Réflexions sur la greffe de visage

Près de treize ans après la première greffe partielle de visage réalisée par le professeur Bernard Devauchelle au CHU d’Amiens est publié l’ouvrage « Faire face, faire visage » dans la collection Encre marine des Belles Lettres. Cette aventure scientifique, technologique et humaine hors du commun se dévoile à travers des témoignages et analyses de médecins, philosophes et patients.
Le livre est l’un des supports réalisés dans le cadre du programme scientifique Technologies et traces de l’homme piloté par le laboratoire COSTECH de l’UTC qui s’est notamment interrogé sur le sujet de la transplantation. Il est le résultat d’un travail de recherche original mené par plusieurs chercheurs en Philosophie, en immersion pendant quinze jours dans le service de chirurgie maxillo-faciale de l’hôpital d’Amiens.
Cette expérience a permis à François Sebbah, lui-même ancien directeur du laboratoire Costech et aujourd’hui professeur de philosophie morale contemporaine à l’Université Paris Nanterre et à Aurore Mréjen, docteure en Philosophie, chercheuse au LCSP (laboratoire du Changement social et politique — Paris Diderot) de confronter la théorie développée par le philosophe Emmanuel Lévinas sur le rôle du visage dans le rapport à autrui avec la réalité vécue par le personnel médical et les patients. Dépassant la simple dimension théorique, cette approche permet d’approfondir le débat au-delà de la simple problématique esthétique. Quand est-il légitime de faire courir les risques d’une greffe de visage à un patient en bonne santé ?
La réponse ne semble pouvoir être donnée qu’au cas par cas. Le texte de Sophie Crémades, psychiatre au CHU d’Amiens et les témoignages de deux personnes ayant bénéficié d’une chirurgie reconstructrice montrent le rôle complexe du visage dans l’estime de soi et ses relations avec les autres. A travers ces différents points de vue, il apparaît que le visage bien plus qu’un organe est la marque de notre humanité avec ses sentiments et sa vulnérabilité. L’équipe médicale pluridisciplinaire mobilisée autour des greffés du visage prend en compte toutes ces dimensions psychologiques et sociales.
Une approche pluridisciplinaire
Les quatre textes qui composent ce livre racontent la greffe de visage et tentent, chacun à leur manière, autant qu’ils le peuvent, de porter cette expérience à l’expression de son sens. Ils s’entrelacent et se font écho.
La troisième partie est un entretien avec Bernard Devauchelle, chef du service de chirurgie maxillo-faciale du CHU d’Amiens. Ce texte montre notamment la nécessité de concilier la virtuosité technique nécessaire à une intervention très complexe avec une compréhension de la personnalité pour restituer un visage vivant, reflet des sentiments et de l’histoire de son propriétaire. Le praticien a accueilli avec enthousiasme la mission de ces universitaires étrangers au monde médical : « L’interdisciplinarité est au cœur de notre manière de faire, depuis 20 ans nous menons des projets avec des historiens, sociologues, anthropologues et ingénieurs, nous attachons une grande importance à la recherche et à l’innovation ».
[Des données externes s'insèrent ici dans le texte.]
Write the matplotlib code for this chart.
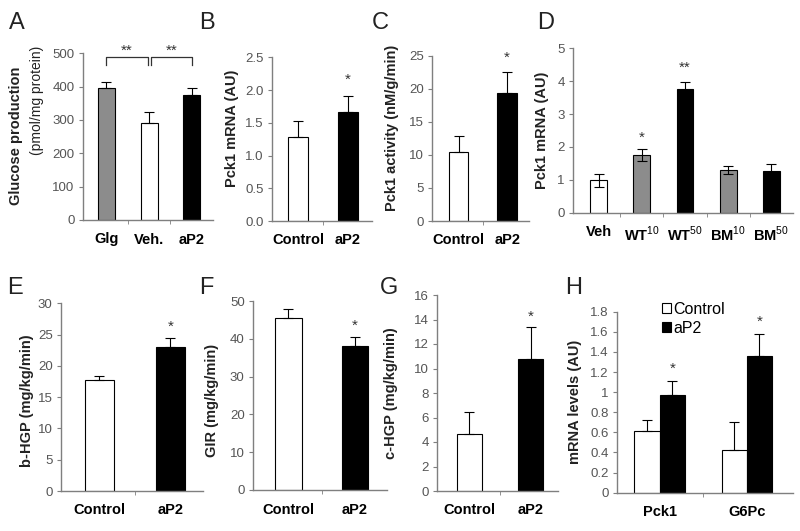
import numpy as np
import matplotlib
matplotlib.use('Agg')
import matplotlib.pyplot as plt

plt.rcParams['font.family'] = ['Liberation Sans', 'DejaVu Sans']
plt.rcParams['mathtext.fontset'] = 'custom'
plt.rcParams['mathtext.rm'] = 'Liberation Sans'
plt.rcParams['mathtext.bf'] = 'Liberation Sans:bold'

# ---- data ----
a_labels = ['Glg', 'Veh.', 'aP2']
a_vals = [395, 292, 376]
a_err = [20, 32, 21]

b_labels = ['Control', 'aP2']
b_vals = [1.28, 1.67]
b_err = [0.25, 0.24]

c_vals = [10.5, 19.3]
c_err = [2.4, 3.3]

d_labels = [r'$\mathbf{WT}^{10}$', r'$\mathbf{WT}^{50}$', r'$\mathbf{BM}^{10}$', r'$\mathbf{BM}^{50}$']
d_vals = [0.99, 1.75, 3.75, 1.30, 1.27]
d_err = [0.20, 0.19, 0.21, 0.13, 0.20]

e_vals = [17.7, 22.95]
e_err = [0.65, 1.45]

f_vals = [45.6, 38.1]
f_err = [2.2, 2.5]

g_vals = [4.65, 10.75]
g_err = [1.83, 2.6]

h_genes = ['Pck1', 'G6Pc']
h_control = [0.61, 0.42]
h_control_err = [0.11, 0.28]
h_ap2 = [0.97, 1.36]
h_ap2_err = [0.14, 0.22]

W, H = 800, 531
GRAY = '#8c8c8c'
AXC = '#7f7f7f'

fig = plt.figure(figsize=(8, 5.31), dpi=100)


def px_axes(left, right, top, bottom):
    return fig.add_axes([left / W, 1 - bottom / H, (right - left) / W, (bottom - top) / H])


def style(ax, ylim, yticks, ylabs, xlim, labels, xpos=None):
    n = len(labels)
    if xpos is None:
        xpos = np.arange(n)
    for s in ['top', 'right']:
        ax.spines[s].set_visible(False)
    for s in ['left', 'bottom']:
        ax.spines[s].set_color(AXC)
        ax.spines[s].set_linewidth(1)
    ax.set_ylim(ylim)
    ax.set_yticks(yticks)
    ax.set_yticklabels(ylabs)
    ax.set_xlim(xlim)
    ax.set_xticks(xpos)
    ax.set_xticklabels(labels, fontweight='bold', fontsize=10.5, color='black')
    ax.set_xticks(np.arange(n - 1) + 0.5, minor=True)
    ax.tick_params(axis='x', which='major', length=0, pad=9)
    ax.tick_params(axis='x', which='minor', length=3, direction='out', color=AXC)
    ax.tick_params(axis='y', length=3, direction='out', color=AXC, labelcolor='#555555',
                   labelsize=9.5, pad=3)


def bars(ax, x, vals, err, colors, width=0.4, both=False):
    ax.bar(x, vals, width=width, color=colors, edgecolor='black', linewidth=0.8, zorder=2)
    lower = err if both else np.zeros(len(err))
    ax.errorbar(x, vals, yerr=[lower, err], fmt='none', ecolor='black', elinewidth=0.8,
                capsize=3.5, capthick=0.8, zorder=3)


def star(ax, x, y, s='*'):
    ax.text(x, y, s, ha='center', va='center', fontsize=11, color='#333333', clip_on=False)


def ylab(x, y, s, weight='bold', size=10.5):
    fig.text(x / W, 1 - y / H, s, rotation=90, ha='center', va='center',
             fontsize=size, fontweight=weight, color='#222222')


def letter(x, y, s):
    fig.text(x / W, 1 - y / H, s, ha='left', va='baseline', fontsize=17, color='#222222')


# A
ax = px_axes(83, 213, 53.3, 220)
x = np.arange(3)
bars(ax, x, a_vals, a_err, [GRAY, 'white', 'black'])
style(ax, (0, 500), range(0, 501, 100), [str(v) for v in range(0, 501, 100)], (-0.55, 2.5), a_labels)
for x0, x1 in [(0, 0.97), (1.05, 2.0)]:
    ax.plot([x0, x0, x1, x1], [465, 489, 489, 465], color='#333333', lw=0.9, clip_on=False)
    star(ax, (x0 + x1) / 2, 509, '**')
ylab(16, 136, 'Glucose production')
ylab(37, 100, '(pmol/mg protein)', weight='normal', size=10)
letter(9, 29, 'A')

# B
ax = px_axes(272, 372, 57.3, 221)
x = np.arange(2)
bars(ax, x, b_vals, b_err, ['white', 'black'])
style(ax, (0, 2.5), np.arange(0, 2.51, 0.5), ['%.1f' % v for v in np.arange(0, 2.51, 0.5)],
      (-0.52, 1.48), b_labels)
star(ax, 1, 2.15)
ylab(232, 128, 'Pck1 mRNA (AU)')
letter(199, 29, 'B')

# C
ax = px_axes(432, 529, 55.7, 221)
bars(ax, x, c_vals, c_err, ['white', 'black'])
style(ax, (0, 25), range(0, 26, 5), [str(v) for v in range(0, 26, 5)], (-0.55, 1.45), b_labels)
star(ax, 1, 24.7)
ylab(392, 128, 'Pck1 activity (nM/g/min)')
letter(372, 29, 'C')

# D
ax = px_axes(573, 793, 48.3, 212.7)
x = np.arange(5)
bars(ax, x, d_vals, d_err, ['white', GRAY, 'black', GRAY, 'black'], width=0.39, both=True)
style(ax, (0, 5), range(0, 6), [str(v) for v in range(0, 6)], (-0.59, 4.5), ['Veh'] + d_labels)
star(ax, 1, 2.28)
star(ax, 2, 4.4, '**')
ylab(542, 130, 'Pck1 mRNA (AU)')
letter(537, 29, 'D')

# E
ax = px_axes(61, 203, 303.3, 491)
x = np.arange(2)
bars(ax, x, e_vals, e_err, ['white', 'black'], width=0.41)
style(ax, (0, 30), range(0, 31, 5), [str(v) for v in range(0, 31, 5)], (-0.54, 1.46), b_labels)
star(ax, 1, 26.2)
ylab(27, 401, 'b-HGP (mg/kg/min)')
letter(7, 294, 'E')

# F
ax = px_axes(253, 387, 301, 490)
bars(ax, x, f_vals, f_err, ['white', 'black'])
style(ax, (0, 50), range(0, 51, 10), [str(v) for v in range(0, 51, 10)], (-0.53, 1.48), b_labels)
star(ax, 1, 43.4)
ylab(212, 400, 'GIR (mg/kg/min)')
letter(199, 294, 'F')

# G
ax = px_axes(437, 558, 295, 491)
bars(ax, x, g_vals, g_err, ['white', 'black'])
style(ax, (0, 16), range(0, 17, 2), [str(v) for v in range(0, 17, 2)], (-0.53, 1.45), b_labels)
star(ax, 1, 14.2)
ylab(391, 393, 'c-HGP (mg/kg/min)')
letter(380, 294, 'G')

# H
ax = px_axes(617, 793, 311.7, 492.7)
x = np.arange(2)
w = 0.29
ax.bar(x - w / 2, h_control, width=w, color='white', edgecolor='black', linewidth=0.8,
       label='Control', zorder=2)
ax.bar(x + w / 2, h_ap2, width=w, color='black', edgecolor='black', linewidth=0.8,
       label='aP2', zorder=2)
ax.errorbar(x - w / 2, h_control, yerr=[np.zeros(2), h_control_err], fmt='none', ecolor='black',
            elinewidth=0.8, capsize=3.5, capthick=0.8, zorder=3)
ax.errorbar(x + w / 2, h_ap2, yerr=[np.zeros(2), h_ap2_err], fmt='none', ecolor='black',
            elinewidth=0.8, capsize=3.5, capthick=0.8, zorder=3)
hticks = np.arange(0, 1.81, 0.2)
style(ax, (0, 1.8), hticks, ['%g' % round(v, 1) for v in hticks], (-0.49, 1.53), h_genes)
for xi, v, e in zip(x, h_ap2, h_ap2_err):
    star(ax, xi + w / 2, v + e + 0.12)
ax.legend(loc='upper left', bbox_to_anchor=(0.22, 1.09), frameon=False, fontsize=11.5,
          handlelength=0.55, handleheight=0.55, handletextpad=0.15, labelspacing=0.25,
          borderaxespad=0)
ylab(575, 402, 'mRNA levels (AU)')
letter(565, 294, 'H')

fig.savefig('out.png', dpi=100)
Passionné d’art, d’histoire et de philosophie, ce professeur de chirurgie atypique mène de nombreux projets extrahospitaliers avec l’Institut Faire Face — PIA — dont il est co-fondateur. Cette structure mène des recherches dans une optique à la fois médicale, technologique et humaniste. Exposition et ouvrage sur la guerre 14–18 en partenariat avec une université anglaise ou encore regards croisés sur les métiers de restaurateurs travaillant sur les visages de la cathédrale d’Amiens et celui de chirurgiens soignant des patients, les collaborations sont fécondes et ouvrent des perspectives novatrices. Le livre « Faire face, faire visage » trouve pleinement sa place au sein de ces initiatives ouvertes sur les sciences humaines et la société.
Faire face, faire visage.
Amiens, Hôpital Nord, dix ans après la première greffe.